As climate change raises temperatures raround the world, the number of diabetes cases is also increasing. The two conditions are linked, says a new study that found the number of diabetes diagnoses increased when temperatures rose by 1 degree Celsius.
The study, published Monday in the journal BMJ Open Diabetes Research & Care, analyzed data regarding the number of diabetes diagnoses issued between 1996 and 2013 and found the number of diabetics rose by 3.1 per 10,000 people as the average temperature rose by 1 degree Celsius or 1.6 degrees Fahrenheit.
Although the study couldn’t determine why rising temperatures resulted in rising cases of diabetes, researchers suggested that the link could be due to lack of brown fat or brown adipose tissue, a natural fat the body relies on to keep warm when temperatures drop. If temperatures are warm, that’s less work that brown fat has to do to keep the body warm.
“Our data are consistent with the hypothesis that a decrease in BAT activity with increasing environmental temperature may deteriorate glucose metabolism and increase the incidence of diabetes,” the study authors wrote.

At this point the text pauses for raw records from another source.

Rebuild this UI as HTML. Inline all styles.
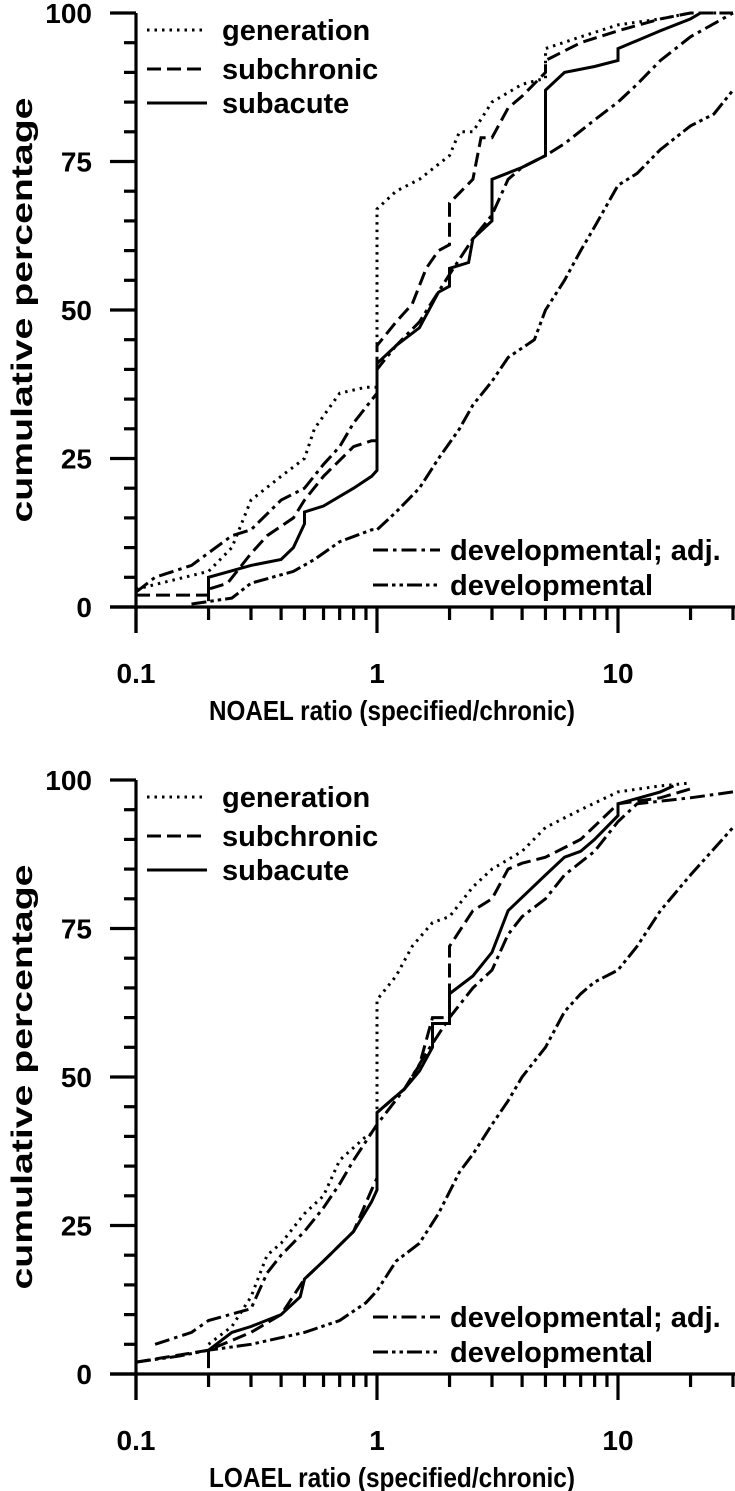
<!DOCTYPE html>
<html><head><meta charset="utf-8"><style>
html,body{margin:0;padding:0;background:#fff;}
svg{display:block;font-family:"Liberation Sans",Arial,sans-serif;font-weight:bold;}
</style></head><body>
<svg id="chart" width="735" height="1491" viewBox="0 0 735 1491" xmlns="http://www.w3.org/2000/svg"></svg>
<script>
const seriesNames = ["generation","subchronic","subacute","developmental; adj.","developmental"];
const noaelGeneration = [[0.1,3],[0.2,6],[0.25,10],[0.3,18],[0.4,22],[0.5,25],[0.55,30],[0.7,36],[0.9,37],[1,37],[1,67],[1.2,70],[1.5,72],[2,76],[2.2,80],[2.5,80],[3,85],[4,88],[5,89],[5,94],[7,96],[10,98],[15,99],[20,100],[30,100]];
const noaelSubchronic = [[0.1,2],[0.2,2],[0.2,3],[0.24,4],[0.3,9],[0.35,12],[0.45,15],[0.5,18],[0.6,22],[0.8,27],[0.95,28],[1,28],[1,44],[1.2,48],[1.4,51],[1.6,57],[1.8,60],[2,61],[2,68],[2.5,72],[2.7,79],[3,79],[3.5,84],[4,86],[5,90],[5,92],[7,95],[10,97],[15,99],[20,100],[30,100]];
const noaelSubacute = [[0.2,1],[0.2,5],[0.3,7],[0.4,8],[0.45,10],[0.5,14],[0.5,16],[0.6,17],[0.8,20],[0.95,22],[1,23],[1,41],[1.2,44],[1.5,47],[1.8,53],[2,54],[2,57],[2.4,58],[2.5,62],[3,65],[3,72],[4,74],[5,76],[5,87],[6,90],[8,91],[10,92],[10,94],[15,97],[20,99],[22,100]];
const noaelDevAdj = [[0.1,2.5],[0.12,5],[0.17,7],[0.25,12],[0.3,13],[0.4,18],[0.5,20],[0.6,24],[0.7,27],[0.8,31],[1,36],[1,40],[1.2,44],[1.5,48],[2,56],[2.5,62],[3,66],[3.5,72],[4,74],[5,76],[6,78],[8,82],[10,85],[12,88],[15,92],[20,96],[30,100]];
const noaelDev = [[0.17,0.5],[0.25,1.5],[0.3,4],[0.45,6],[0.55,8],[0.7,11],[0.95,13],[1,13],[1.2,16],[1.5,20],[1.8,25],[2.2,30],[2.5,34],[3,38],[3.5,42],[4.5,45],[5,50],[6,55],[7,60],[8,64],[10,71],[12,73],[15,77],[20,81],[25,83],[30,87]];
const loaelGeneration = [[0.2,5],[0.25,8],[0.3,13],[0.35,20],[0.4,22],[0.5,27],[0.6,30],[0.7,36],[0.9,40],[1,41],[1,63],[1.2,67],[1.4,72],[1.7,76],[2,77],[2.5,82],[3,85],[4,88],[5,92],[7,95],[10,98],[15,99],[20,99.5]];
const loaelSubchronic = [[0.1,2],[0.2,4],[0.3,7],[0.4,10],[0.5,16],[0.6,19],[0.8,24],[0.95,31],[1,33],[1,44],[1.3,48],[1.5,52],[1.7,60],[2,60],[2,72],[2.5,78],[3,80],[3.5,85],[4,86],[5,87],[7,90],[10,96],[15,97],[20,98.5]];
const loaelSubacute = [[0.2,1],[0.2,4],[0.25,7],[0.3,8],[0.4,10],[0.48,13],[0.5,16],[0.6,19],[0.8,24],[0.95,29],[1,31],[1,44],[1.3,48],[1.5,51],[1.7,55],[1.7,59],[2,59],[2,64],[2.5,67],[3,71],[3.5,78],[5,84],[6,87],[7,88],[8,90],[10,94],[10,96],[15,98],[17,99]];
const loaelDevAdj = [[0.12,5],[0.17,7],[0.2,9],[0.3,11],[0.35,17],[0.4,20],[0.5,24],[0.6,28],[0.7,32],[0.8,36],[1,42],[1.3,48],[1.6,54],[2,60],[2.5,65],[3,68],[3.5,74],[4,77],[5,80],[6,84],[8,88],[10,93],[12,96],[20,97],[30,98]];
const loaelDev = [[0.1,2],[0.15,3],[0.2,4],[0.3,5],[0.5,7],[0.7,9],[0.9,12],[1,14],[1.2,19],[1.5,22],[1.8,27],[2.2,34],[2.5,37],[3,42],[3.5,46],[4,50],[5,55],[6,61],[7,64],[8,66],[10,68],[12,72],[15,78],[20,84],[30,92]];
const yTicks = [0,25,50,75,100];
const xTickLabels = [0.1,1,10];

const NS="http://www.w3.org/2000/svg";
const svg=document.getElementById('chart');
const dashes=["2.5,5","14,6","15,5,3.5,5","15,4,3.5,4,3.5,4"];
const styles=[dashes[0],dashes[1],"",dashes[2],dashes[3]];
function mk(tag,attrs,parent){const e=document.createElementNS(NS,tag);for(const k in attrs)e.setAttribute(k,attrs[k]);(parent||svg).appendChild(e);return e;}

function drawChart(off,xTitle,series,key){
  const X0=136,DEC=241,Y0=607+off,Y100=13+off;
  const xs=v=>X0+DEC*(Math.log10(v)+1);
  const ys=p=>Y0-(Y0-Y100)*p/100;
  const g=mk('g',{});
  
  
  const cid='clip'+key;
  const cp=mk('clipPath',{id:cid},g);
  mk('rect',{x:X0,y:Y100-5,width:735-X0,height:Y0-Y100+5},cp);
  const ya=mk('line',{x1:X0,y1:Y100,x2:X0,y2:Y0+26,stroke:'#000','stroke-width':3.2},g);
  
  
  const xa=mk('line',{x1:X0-26,y1:Y0,x2:735,y2:Y0,stroke:'#000','stroke-width':3.2},g);
  
  
  for(let p=0;p<=100;p+=5){
    const major=p%25===0;
    mk('line',{x1:X0-(major?26:12),y1:ys(p),x2:X0,y2:ys(p),stroke:'#000','stroke-width':3.2},g);
  }
  yTicks.forEach(t=>{
    const tx=mk('text',{x:X0-44,y:ys(t)+10,'text-anchor':'end','font-size':28},g);
    tx.textContent=t;
    
    
  });
  for(let d=-1;d<=1;d++){for(let m=1;m<=9;m++){const v=m*Math.pow(10,d);const x=xs(v);if(x>735||x<X0)continue;
    mk('line',{x1:x,y1:Y0,x2:x,y2:Y0+(m===1?26:13),stroke:'#000','stroke-width':3.2},g);}}
  xTickLabels.forEach(t=>{
    const tx=mk('text',{x:xs(t),y:Y0+76,'text-anchor':'middle','font-size':28},g);
    tx.textContent=t;
    
    
  });
  const xt=mk('text',{x:209,y:Y0+113,'font-size':28,textLength:366,lengthAdjust:'spacingAndGlyphs'},g);
  xt.textContent=xTitle;
  
  
  const yt=mk('text',{x:0,y:0,'text-anchor':'middle','font-size':30,textLength:425,lengthAdjust:'spacingAndGlyphs',transform:`translate(32,${(Y0+Y100)/2}) rotate(-90)`},g);
  yt.textContent='cumulative percentage';
  
  
  series.forEach((s,i)=>{
    const d=s.map((pt,j)=>(j?'L':'M')+xs(pt[0]).toFixed(1)+','+ys(pt[1]).toFixed(1)).join('');
    const a={d:d,fill:'none',stroke:'#000','stroke-width':3,'clip-path':`url(#${cid})`,'stroke-linecap':'butt'};
    if(styles[i])a['stroke-dasharray']=styles[i];
    const p=mk('path',a,g);
    
    
  });
  const leg=[[0,147,207,222,Y100+27],[1,147,207,222,Y100+66],[2,147,207,222,Y100+100],[3,373,440,450,off+560],[4,373,440,450,off+595]];
  leg.forEach(l=>{
    const i=l[0];
    const a={x1:l[1],y1:l[4]-10,x2:l[2],y2:l[4]-10,stroke:'#000','stroke-width':3};
    if(styles[i])a['stroke-dasharray']=styles[i];
    const ln=mk('line',a,g);
    
    
    const tx=mk('text',{x:l[3],y:l[4],'font-size':29},g);
    tx.textContent=seriesNames[i];
    
    
  });
}
drawChart(0,'NOAEL ratio (specified/chronic)',[noaelGeneration,noaelSubchronic,noaelSubacute,noaelDevAdj,noaelDev],'noael');
drawChart(767,'LOAEL ratio (specified/chronic)',[loaelGeneration,loaelSubchronic,loaelSubacute,loaelDevAdj,loaelDev],'loael');
</script>
</body></html>
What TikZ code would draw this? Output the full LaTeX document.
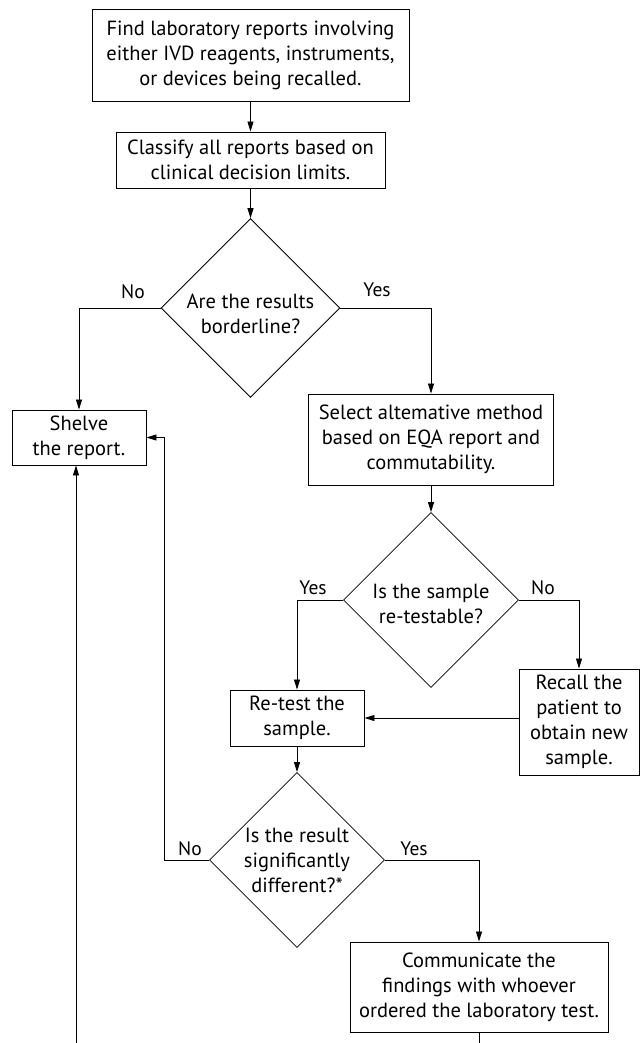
\documentclass[tikz,border=0pt]{standalone}
\usepackage{fontspec}
\setmainfont{PT Sans}
\usetikzlibrary{shapes.geometric,arrows.meta}

\tikzset{
  box/.style={draw, line width=0.9pt, align=center, inner sep=2pt},
  ask/.style={draw, diamond, line width=0.8pt, align=center, inner sep=0pt,
    minimum width=175pt, minimum height=175pt},
  arr/.style={line width=0.8pt, -{Triangle[length=10pt,width=6pt]}},
  line/.style={line width=0.8pt},
  ans/.style={inner sep=0pt, font=\fontsize{19.5}{24}\selectfont}
}

\begin{document}
\begin{tikzpicture}[x=1pt, y=-1pt, font=\fontsize{20.5}{25}\selectfont]
\useasboundingbox (0,0) rectangle (641,1043);
\coordinate (bot) at (0,1043);

\node[box, minimum width=317pt, minimum height=92pt] (find) at (250.5,55)
  {Find laboratory reports involving\\either IVD reagents, instruments,\\or devices being recalled.};
\node[box, minimum width=269pt, minimum height=56pt] (classify) at (250.5,160)
  {Classify all reports based on\\clinical decision limits.};
\node[ask] (q1) at (250.5,308) {\rule{0pt}{26pt}Are the results\\borderline?};
\node[box, minimum width=134pt, minimum height=55pt] (shelve) at (79,437.5)
  {Shelve\\the report.};
\node[box, minimum width=245pt, minimum height=91pt] (select) at (431,439.5)
  {Select altemative method\\based on EQA report and\\commutability.};
\node[ask] (q2) at (431,600) {\rule{0pt}{22pt}Is the sample\\re-testable?};
\node[box, minimum width=134pt, minimum height=56pt] (retest) at (297,718)
  {Re-test the\\sample.};
\node[box, minimum width=120pt, minimum height=106pt] (recall) at (579,722)
  {Recall the\\patient to\\obtain new\\sample.};
\node[ask] (q3) at (297,860) {Is the result\\significantly\\different?*};
\node[box, minimum width=258pt, minimum height=90pt] (comm) at (479,987)
  {Communicate the\\findings with whoever\\ordered the laboratory test.};

% answers
\node[ans] (no1) at (133,292) {No};
\node[ans] (yes1) at (377,290) {Yes};
\node[ans] (yes2) at (313,588) {Yes};
\node[ans] (no2) at (543,588) {No};
\node[ans] (no3) at (190,849) {No};
\node[ans] (yes3) at (414,849) {Yes};

% connectors
\draw[arr] (find) -- (classify);
\draw[arr] (classify) -- (q1);
\draw[arr] (q1.west) -| (shelve.north);
\draw[arr] (q1.east) -| (select.north);
\draw[arr] (select) -- (q2);
\draw[arr] (q2.west) -| (retest.north);
\draw[arr] (q2.east) -| (recall.north);
\draw[arr] (retest.east -| recall.west) -- (retest.east);
\draw[arr] (retest) -- (q3);
\draw[arr] (q3.west) -- ++(-45,0) |- (shelve.east);
\draw[arr] (q3.east) -| (comm.north);
\draw[line] (comm.south) -- (comm.south |- bot);
\draw[arr] ([xshift=-3pt]shelve.south |- bot) -- ([xshift=-3pt]shelve.south);
\end{tikzpicture}
\end{document}
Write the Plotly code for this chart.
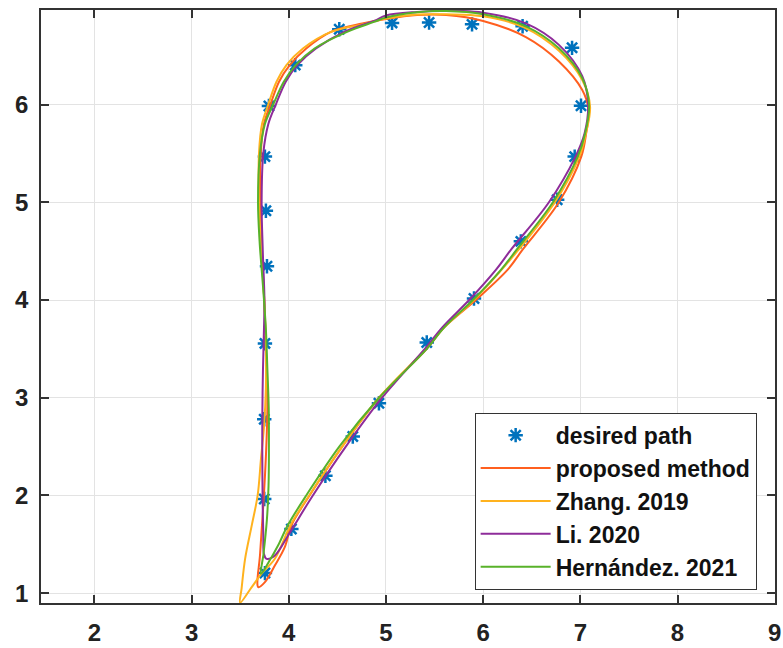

Researchers also found an increase in instances of obesity wherever climate change was prevalent. When temperatures rose 1 degree Celsius, obesity, a risk factor for Type 2 diabetes, increased by 0.173 percent. After zeroing in on the prevalence of obesity in each state in the U.S., researchers found the number of diabetes cases increased by 2.9 additional cases per 10,000 people with each 1 degree temperature increase.
When examining temperature’s relation to specific conditions for Type 2 diabetes around the globe, as temperatures rose by 1 degree Celsius, obesity rose by 0.3 percent and high fasting blood sugar cases rose by 0.2 percent, the study said.
The research appears to be in line with a separate 2015 study that suggested exposure to cold temperatures could be a method of therapy for diabetics, because when temperatures were colder the body increased brown fat mass and activity.
More than 29 million Americans are currently living with diabetes, 90 to 95 percent of whom suffer from Type 2 diabetes, according to the Centers for Disease Control.